-- OBJECTIVE --
Transcribe all of the material exactly. Any picture in it should be left out.
######
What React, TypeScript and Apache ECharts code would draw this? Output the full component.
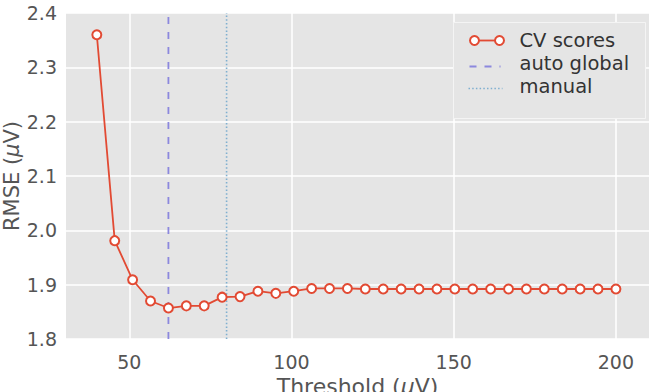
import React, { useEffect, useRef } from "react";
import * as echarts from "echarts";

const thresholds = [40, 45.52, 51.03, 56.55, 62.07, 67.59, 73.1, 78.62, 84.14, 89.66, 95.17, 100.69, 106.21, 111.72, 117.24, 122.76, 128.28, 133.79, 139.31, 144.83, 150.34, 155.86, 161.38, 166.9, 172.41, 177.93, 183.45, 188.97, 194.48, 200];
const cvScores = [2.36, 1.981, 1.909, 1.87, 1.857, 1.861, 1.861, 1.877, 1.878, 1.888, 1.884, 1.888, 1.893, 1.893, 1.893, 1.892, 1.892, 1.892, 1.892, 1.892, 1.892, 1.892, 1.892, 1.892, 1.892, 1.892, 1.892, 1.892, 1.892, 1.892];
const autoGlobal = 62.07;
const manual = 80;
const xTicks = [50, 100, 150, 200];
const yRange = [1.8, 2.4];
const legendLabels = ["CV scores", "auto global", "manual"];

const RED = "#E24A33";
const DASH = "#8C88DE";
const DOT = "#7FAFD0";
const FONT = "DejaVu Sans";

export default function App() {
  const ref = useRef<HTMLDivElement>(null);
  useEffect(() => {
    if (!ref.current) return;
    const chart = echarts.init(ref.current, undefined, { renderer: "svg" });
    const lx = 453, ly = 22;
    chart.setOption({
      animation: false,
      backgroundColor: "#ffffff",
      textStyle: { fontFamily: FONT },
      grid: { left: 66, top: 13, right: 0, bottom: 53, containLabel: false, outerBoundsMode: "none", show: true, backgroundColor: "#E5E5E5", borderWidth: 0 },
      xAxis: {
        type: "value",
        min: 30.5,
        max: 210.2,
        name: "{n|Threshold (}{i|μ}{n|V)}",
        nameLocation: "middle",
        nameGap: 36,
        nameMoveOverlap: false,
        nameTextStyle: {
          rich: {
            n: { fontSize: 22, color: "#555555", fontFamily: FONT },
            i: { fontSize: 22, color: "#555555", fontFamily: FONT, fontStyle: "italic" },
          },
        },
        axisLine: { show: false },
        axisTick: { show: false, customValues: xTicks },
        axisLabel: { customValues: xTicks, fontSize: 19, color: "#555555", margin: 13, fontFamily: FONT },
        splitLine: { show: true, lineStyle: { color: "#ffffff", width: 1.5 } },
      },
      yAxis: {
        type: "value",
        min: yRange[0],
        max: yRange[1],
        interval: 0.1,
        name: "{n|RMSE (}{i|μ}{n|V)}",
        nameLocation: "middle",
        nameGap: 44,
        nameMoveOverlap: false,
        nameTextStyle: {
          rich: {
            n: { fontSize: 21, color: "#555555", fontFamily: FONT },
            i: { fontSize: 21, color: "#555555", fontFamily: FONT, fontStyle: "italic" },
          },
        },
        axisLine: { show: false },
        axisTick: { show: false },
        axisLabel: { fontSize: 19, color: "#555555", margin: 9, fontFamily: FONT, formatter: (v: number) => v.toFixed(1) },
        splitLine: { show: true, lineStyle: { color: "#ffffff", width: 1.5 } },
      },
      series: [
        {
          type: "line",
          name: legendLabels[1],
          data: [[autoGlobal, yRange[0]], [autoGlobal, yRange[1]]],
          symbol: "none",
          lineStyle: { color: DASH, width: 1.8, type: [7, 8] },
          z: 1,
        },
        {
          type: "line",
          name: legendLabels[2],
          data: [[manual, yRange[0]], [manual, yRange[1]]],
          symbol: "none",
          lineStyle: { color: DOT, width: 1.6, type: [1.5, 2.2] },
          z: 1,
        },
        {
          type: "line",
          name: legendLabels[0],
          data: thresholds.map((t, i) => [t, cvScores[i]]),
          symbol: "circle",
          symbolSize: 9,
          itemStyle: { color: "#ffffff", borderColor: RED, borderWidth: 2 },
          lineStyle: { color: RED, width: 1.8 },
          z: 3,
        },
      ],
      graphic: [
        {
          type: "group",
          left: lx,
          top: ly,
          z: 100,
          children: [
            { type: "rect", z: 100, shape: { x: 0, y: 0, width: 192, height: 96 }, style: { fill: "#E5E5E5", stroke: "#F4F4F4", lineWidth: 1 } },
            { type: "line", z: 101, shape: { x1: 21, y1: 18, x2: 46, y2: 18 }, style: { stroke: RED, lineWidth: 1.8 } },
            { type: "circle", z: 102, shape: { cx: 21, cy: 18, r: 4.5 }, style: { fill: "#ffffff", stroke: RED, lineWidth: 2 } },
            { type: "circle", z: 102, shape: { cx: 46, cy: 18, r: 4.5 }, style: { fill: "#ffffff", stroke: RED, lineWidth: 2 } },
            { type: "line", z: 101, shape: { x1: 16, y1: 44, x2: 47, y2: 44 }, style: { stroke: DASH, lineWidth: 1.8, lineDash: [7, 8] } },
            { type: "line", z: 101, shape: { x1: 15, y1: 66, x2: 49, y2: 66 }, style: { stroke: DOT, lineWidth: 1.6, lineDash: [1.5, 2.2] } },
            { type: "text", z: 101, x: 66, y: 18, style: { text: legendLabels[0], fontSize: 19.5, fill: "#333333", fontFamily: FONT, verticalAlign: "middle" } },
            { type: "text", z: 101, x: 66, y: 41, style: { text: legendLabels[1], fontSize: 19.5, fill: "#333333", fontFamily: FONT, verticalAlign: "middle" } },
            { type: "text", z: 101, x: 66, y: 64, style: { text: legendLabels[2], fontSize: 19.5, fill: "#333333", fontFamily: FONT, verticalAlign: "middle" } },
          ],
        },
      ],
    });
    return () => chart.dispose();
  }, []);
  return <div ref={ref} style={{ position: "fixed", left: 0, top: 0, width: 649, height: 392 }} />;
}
######
-- FINISHED ANSWER --
What React, TypeScript and Apache ECharts code would draw this? Output the full component.
import React, { useEffect, useRef } from "react";
import * as echarts from "echarts";

const thresholds = [40, 45.52, 51.03, 56.55, 62.07, 67.59, 73.1, 78.62, 84.14, 89.66, 95.17, 100.69, 106.21, 111.72, 117.24, 122.76, 128.28, 133.79, 139.31, 144.83, 150.34, 155.86, 161.38, 166.9, 172.41, 177.93, 183.45, 188.97, 194.48, 200];
const cvScores = [2.36, 1.981, 1.909, 1.87, 1.857, 1.861, 1.861, 1.877, 1.878, 1.888, 1.884, 1.888, 1.893, 1.893, 1.893, 1.892, 1.892, 1.892, 1.892, 1.892, 1.892, 1.892, 1.892, 1.892, 1.892, 1.892, 1.892, 1.892, 1.892, 1.892];
const autoGlobal = 62.07;
const manual = 80;
const xTicks = [50, 100, 150, 200];
const yRange = [1.8, 2.4];
const legendLabels = ["CV scores", "auto global", "manual"];

const RED = "#E24A33";
const DASH = "#8C88DE";
const DOT = "#7FAFD0";
const FONT = "DejaVu Sans";

export default function App() {
  const ref = useRef<HTMLDivElement>(null);
  useEffect(() => {
    if (!ref.current) return;
    const chart = echarts.init(ref.current, undefined, { renderer: "svg" });
    const lx = 453, ly = 22;
    chart.setOption({
      animation: false,
      backgroundColor: "#ffffff",
      textStyle: { fontFamily: FONT },
      grid: { left: 66, top: 13, right: 0, bottom: 53, containLabel: false, outerBoundsMode: "none", show: true, backgroundColor: "#E5E5E5", borderWidth: 0 },
      xAxis: {
        type: "value",
        min: 30.5,
        max: 210.2,
        name: "{n|Threshold (}{i|μ}{n|V)}",
        nameLocation: "middle",
        nameGap: 36,
        nameMoveOverlap: false,
        nameTextStyle: {
          rich: {
            n: { fontSize: 22, color: "#555555", fontFamily: FONT },
            i: { fontSize: 22, color: "#555555", fontFamily: FONT, fontStyle: "italic" },
          },
        },
        axisLine: { show: false },
        axisTick: { show: false, customValues: xTicks },
        axisLabel: { customValues: xTicks, fontSize: 19, color: "#555555", margin: 13, fontFamily: FONT },
        splitLine: { show: true, lineStyle: { color: "#ffffff", width: 1.5 } },
      },
      yAxis: {
        type: "value",
        min: yRange[0],
        max: yRange[1],
        interval: 0.1,
        name: "{n|RMSE (}{i|μ}{n|V)}",
        nameLocation: "middle",
        nameGap: 44,
        nameMoveOverlap: false,
        nameTextStyle: {
          rich: {
            n: { fontSize: 21, color: "#555555", fontFamily: FONT },
            i: { fontSize: 21, color: "#555555", fontFamily: FONT, fontStyle: "italic" },
          },
        },
        axisLine: { show: false },
        axisTick: { show: false },
        axisLabel: { fontSize: 19, color: "#555555", margin: 9, fontFamily: FONT, formatter: (v: number) => v.toFixed(1) },
        splitLine: { show: true, lineStyle: { color: "#ffffff", width: 1.5 } },
      },
      series: [
        {
          type: "line",
          name: legendLabels[1],
          data: [[autoGlobal, yRange[0]], [autoGlobal, yRange[1]]],
          symbol: "none",
          lineStyle: { color: DASH, width: 1.8, type: [7, 8] },
          z: 1,
        },
        {
          type: "line",
          name: legendLabels[2],
          data: [[manual, yRange[0]], [manual, yRange[1]]],
          symbol: "none",
          lineStyle: { color: DOT, width: 1.6, type: [1.5, 2.2] },
          z: 1,
        },
        {
          type: "line",
          name: legendLabels[0],
          data: thresholds.map((t, i) => [t, cvScores[i]]),
          symbol: "circle",
          symbolSize: 9,
          itemStyle: { color: "#ffffff", borderColor: RED, borderWidth: 2 },
          lineStyle: { color: RED, width: 1.8 },
          z: 3,
        },
      ],
      graphic: [
        {
          type: "group",
          left: lx,
          top: ly,
          z: 100,
          children: [
            { type: "rect", z: 100, shape: { x: 0, y: 0, width: 192, height: 96 }, style: { fill: "#E5E5E5", stroke: "#F4F4F4", lineWidth: 1 } },
            { type: "line", z: 101, shape: { x1: 21, y1: 18, x2: 46, y2: 18 }, style: { stroke: RED, lineWidth: 1.8 } },
            { type: "circle", z: 102, shape: { cx: 21, cy: 18, r: 4.5 }, style: { fill: "#ffffff", stroke: RED, lineWidth: 2 } },
            { type: "circle", z: 102, shape: { cx: 46, cy: 18, r: 4.5 }, style: { fill: "#ffffff", stroke: RED, lineWidth: 2 } },
            { type: "line", z: 101, shape: { x1: 16, y1: 44, x2: 47, y2: 44 }, style: { stroke: DASH, lineWidth: 1.8, lineDash: [7, 8] } },
            { type: "line", z: 101, shape: { x1: 15, y1: 66, x2: 49, y2: 66 }, style: { stroke: DOT, lineWidth: 1.6, lineDash: [1.5, 2.2] } },
            { type: "text", z: 101, x: 66, y: 18, style: { text: legendLabels[0], fontSize: 19.5, fill: "#333333", fontFamily: FONT, verticalAlign: "middle" } },
            { type: "text", z: 101, x: 66, y: 41, style: { text: legendLabels[1], fontSize: 19.5, fill: "#333333", fontFamily: FONT, verticalAlign: "middle" } },
            { type: "text", z: 101, x: 66, y: 64, style: { text: legendLabels[2], fontSize: 19.5, fill: "#333333", fontFamily: FONT, verticalAlign: "middle" } },
          ],
        },
      ],
    });
    return () => chart.dispose();
  }, []);
  return <div ref={ref} style={{ position: "fixed", left: 0, top: 0, width: 649, height: 392 }} />;
}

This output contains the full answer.